Johnson's target percentage in the opponent's red-zone territory in 2021 was 22.7 (at or around the 10-yard line) and 22.4 (at or around the 20).
The Steelers looked more to tight end Pat Freiermuth (20.7%) at or around the opponent's 10-yard line than they did Johnson in 2022, but that still doesn't completely account for Johnson ending up with a zero-burger for the season. Pittsburgh had its quarterback issues last season, which could also help explain Johnson's down season since it's clearly not a question of Johnson's individual talent.
The hope now is that Kenny Pickett — the presumed starter for 2023 who flashed late in 2022 — will build more of a rapport with Johnson; a solid helping of positive touchdown regression won't hurt either.
What might be a question of talent is the case of Courtland Sutton. Like Russell Wilson, Sutton was a large part of the Denver hype train; he was supposed to be Russ's DK Metcalf in Mile High. Like Taylor, much of Sutton's season was marred by injury.

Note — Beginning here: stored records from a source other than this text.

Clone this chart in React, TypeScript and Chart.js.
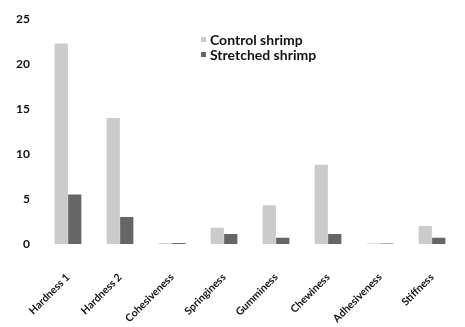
import React, { useEffect, useRef } from "react";
import { Chart, registerables } from "chart.js";

Chart.register(...registerables);

const categories = ["Hardness 1", "Hardness 2", "Cohesiveness", "Springiness", "Gumminess", "Chewiness", "Adhesiveness", "Stiffness"];
const controlShrimp = [22.3, 14.0, 0.1, 1.8, 4.3, 8.8, 0.05, 2.0];
const stretchedShrimp = [5.5, 3.0, 0.1, 1.1, 0.7, 1.1, 0.05, 0.7];
const seriesNames = ["Control shrimp", "Stretched shrimp"];
const yTicks = [0, 5, 10, 15, 20, 25];

const CONTROL_COLOR = "#cbcbcb";
const STRETCHED_COLOR = "#666666";

export default function App() {
  const ref = useRef<HTMLCanvasElement | null>(null);
  useEffect(() => {
    document.body.style.margin = "0";
    const canvas = ref.current;
    if (!canvas) return;
    const chart = new Chart(canvas, {
      type: "bar",
      data: {
        labels: categories,
        datasets: [
          { label: seriesNames[0], data: controlShrimp, backgroundColor: CONTROL_COLOR, categoryPercentage: 0.52, barPercentage: 0.98 },
          { label: seriesNames[1], data: stretchedShrimp, backgroundColor: STRETCHED_COLOR, categoryPercentage: 0.52, barPercentage: 0.98 },
        ],
      },
      options: {
        responsive: false,
        animation: false,
        layout: { padding: { top: 13, left: 14, right: 7, bottom: 0 } },
        plugins: { legend: { display: false }, tooltip: { enabled: false } },
        scales: {
          y: {
            min: yTicks[0],
            max: yTicks[yTicks.length - 1],
            afterBuildTicks: (axis: any) => { axis.ticks = yTicks.map((v) => ({ value: v })); },
            afterFit: (s: any) => { s.width = 28; },
            grid: { display: false, drawTicks: false },
            border: { display: false },
            ticks: { color: "#111", font: { family: "Lato", size: 12, weight: "bold" }, padding: 12 },
          },
          x: {
            afterFit: (s: any) => { s.paddingLeft = 0; s.paddingRight = 0; s.height = 83; },
            grid: { display: false },
            border: { display: false },
            ticks: { color: "#111", font: { family: "Lato", size: 10.5, weight: "bold" }, maxRotation: 45, minRotation: 45, padding: 19 },
          },
        },
      },
    });
    return () => chart.destroy();
  }, []);
  return (
    <div style={{ position: "relative", width: 465, height: 327, background: "#fff" }}>
      <canvas ref={ref} width={465} height={327} />
      <div style={{ position: "absolute", left: 201, top: 32, fontFamily: "Lato", fontWeight: "bold", fontSize: 14, lineHeight: "15px", color: "#111" }}>
        {seriesNames.map((n, i) => (
          <div key={n} style={{ display: "flex", alignItems: "center" }}>
            <span style={{ display: "inline-block", width: 5, height: 5, background: i === 0 ? CONTROL_COLOR : STRETCHED_COLOR, marginRight: 4 }} />
            {n}
          </div>
        ))}
      </div>
    </div>
  );
}
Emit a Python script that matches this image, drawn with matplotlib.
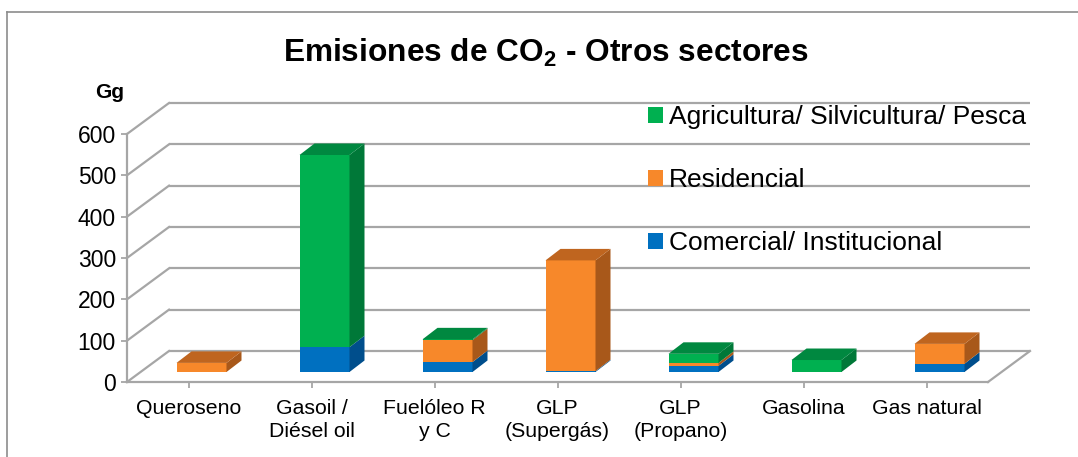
import matplotlib
matplotlib.use("Agg")
import matplotlib.pyplot as plt
from matplotlib.patches import Polygon
from matplotlib.lines import Line2D

# ---------------- data ----------------
categories = ["Queroseno", "Gasoil /\nDiésel oil", "Fuelóleo R\ny C", "GLP\n(Supergás)",
              "GLP\n(Propano)", "Gasolina", "Gas natural"]
comercial = [0, 60, 24, 2, 15, 0, 20]
residencial = [22, 0, 53, 268, 7, 0, 48]
agricultura = [0, 465, 2, 0, 22, 29, 0]
series_names = ["Comercial/ Institucional", "Residencial", "Agricultura/ Silvicultura/ Pesca"]
yticks = [0, 100, 200, 300, 400, 500, 600]

# ---------------- style ----------------
plt.rcParams['font.family'] = ['Liberation Sans', 'DejaVu Sans']
front_cols = ["#0070C0", "#F7882A", "#00B050"]
side_cols = ["#004E8C", "#A8581A", "#007838"]
top_cols = ["#005CA0", "#BF651F", "#008840"]
grid_col = "#A6A6A6"

W, H = 1078, 457
fig = plt.figure(figsize=(W / 100, H / 100), dpi=100)

# plot area geometry (pixels)
px_left, px_right, py_bottom, py_top = 127, 1033, 382, 104
cat_px = 123.0
val_px = 248.0 / 600.0
x0 = -0.5
x1 = x0 + (px_right - px_left) / cat_px
y1 = (py_bottom - py_top) / val_px
ax = fig.add_axes([px_left / W, (H - py_bottom) / H, (px_right - px_left) / W, (py_bottom - py_top) / H])
ax.set_xlim(x0, x1)
ax.set_ylim(0, y1)
ax.patch.set_alpha(0)

n = len(categories)
# depth offsets in data units
wall_dx, wall_dy = 42 / cat_px, 31 / val_px
bar_fx, bar_fy = 13 / cat_px, 10 / val_px
bar_dx, bar_dy = 15 / cat_px, 11.5 / val_px
bar_w = 50 / cat_px

# back wall gridlines and left diagonals
for v in yticks:
    ax.plot([x0 + wall_dx, n - 0.5 + wall_dx], [v + wall_dy, v + wall_dy], color=grid_col, lw=1.6,
            zorder=1, clip_on=False, solid_capstyle='butt')
    ax.plot([x0, x0 + wall_dx], [v, v + wall_dy], color=grid_col, lw=1.6, zorder=1, clip_on=False)
# floor right edge
ax.plot([n - 0.5, n - 0.5 + wall_dx], [0, wall_dy], color=grid_col, lw=1.6, zorder=1, clip_on=False)

# spines as front edges
for s in ["top", "right"]:
    ax.spines[s].set_visible(False)
ax.spines["left"].set_bounds(0, 600)
ax.spines["bottom"].set_bounds(-0.5, n - 0.5)
for s in ["left", "bottom"]:
    ax.spines[s].set_color(grid_col)
    ax.spines[s].set_linewidth(1.6)

ax.set_yticks(yticks)
ax.set_yticklabels([str(v) for v in yticks], fontsize=16.5)
ax.set_xticks(range(n))
ax.set_xticklabels(categories, fontsize=15.3, linespacing=1.3)
ax.tick_params(axis='y', direction='out', length=4, width=1.3, color=grid_col, pad=4)
ax.tick_params(axis='x', direction='out', length=4, width=1.3, color=grid_col, pad=8)

# bars
series = [comercial, residencial, agricultura]
handles = []
for si, vals in enumerate(series):
    bottoms = [sum(series[k][i] for k in range(si)) for i in range(n)]
    b = ax.bar([i + bar_fx for i in range(n)], vals, width=bar_w,
               bottom=[bt + bar_fy for bt in bottoms], color=front_cols[si], zorder=3,
               linewidth=0)
    handles.append(b)
    for i in range(n):
        if vals[i] <= 0:
            continue
        xr = i + bar_fx + bar_w / 2
        bb = bottoms[i] + bar_fy
        tt = bb + vals[i]
        ax.add_patch(Polygon([(xr, bb), (xr + bar_dx, bb + bar_dy), (xr + bar_dx, tt + bar_dy), (xr, tt)],
                             closed=True, facecolor=side_cols[si], edgecolor='none', zorder=3))

# top faces
for i in range(n):
    top_si = None
    tot = 0
    for si, vals in enumerate(series):
        tot += vals[i]
        if vals[i] > 0:
            top_si = si
    if top_si is None:
        continue
    xl = i + bar_fx - bar_w / 2
    xr = i + bar_fx + bar_w / 2
    tt = tot + bar_fy
    ax.add_patch(Polygon([(xl, tt), (xr, tt), (xr + bar_dx, tt + bar_dy), (xl + bar_dx, tt + bar_dy)],
                         closed=True, facecolor=top_cols[top_si], edgecolor='none', zorder=4))

# legend
leg = ax.legend([handles[2], handles[1], handles[0]],
                [series_names[2], series_names[1], series_names[0]],
                loc='upper left', bbox_to_anchor=(648 / W, (H - 105) / H),
                bbox_transform=fig.transFigure, frameon=False, fontsize=19,
                handlelength=0.55, handleheight=0.55, handletextpad=0.25,
                labelspacing=1.48, borderpad=0, borderaxespad=0)

# title and unit
fig.text(546 / W, 1 - 53 / H, r"Emisiones de CO$_\mathregular{2}$ - Otros sectores",
         ha='center', va='center', fontsize=22.8, fontweight='bold')
fig.text(110 / W, 1 - 93 / H, "Gg", ha='center', va='center', fontsize=15, fontweight='bold')

# chart area border
fig.add_artist(Line2D([7 / W, 7 / W], [0, 1 - 12 / H], transform=fig.transFigure, color="#8C8C8C", lw=1.2))
fig.add_artist(Line2D([7 / W, 1], [1 - 12 / H, 1 - 12 / H], transform=fig.transFigure, color="#8C8C8C", lw=1.2))

fig.savefig("out.png", dpi=100)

Still, Sutton had just one 100-yard game in 2022 (Week 2) and he never seemed to be a priority target for Wilson, as many expected. He was used mostly as a deep threat, traveling 10.6 yards before the catch per reception. He was also top 10 in drops and top 20 in drop percentage.
You don't even want to look at his YAC numbers from 2022.
Perhaps we got ahead of ourselves in thinking Sutton could be a 1-for-1 swap with Metcalf. Just because they are two big receivers who played with Russ doesn't mean the talent level is the same. I for one will be ranking Jerry Jeudy — who looked more like another Tyler Lockett (when Jeudy was healthy, of course, something that's becoming an issue in his young career) for Wilson — ahead of Sutton in 2023.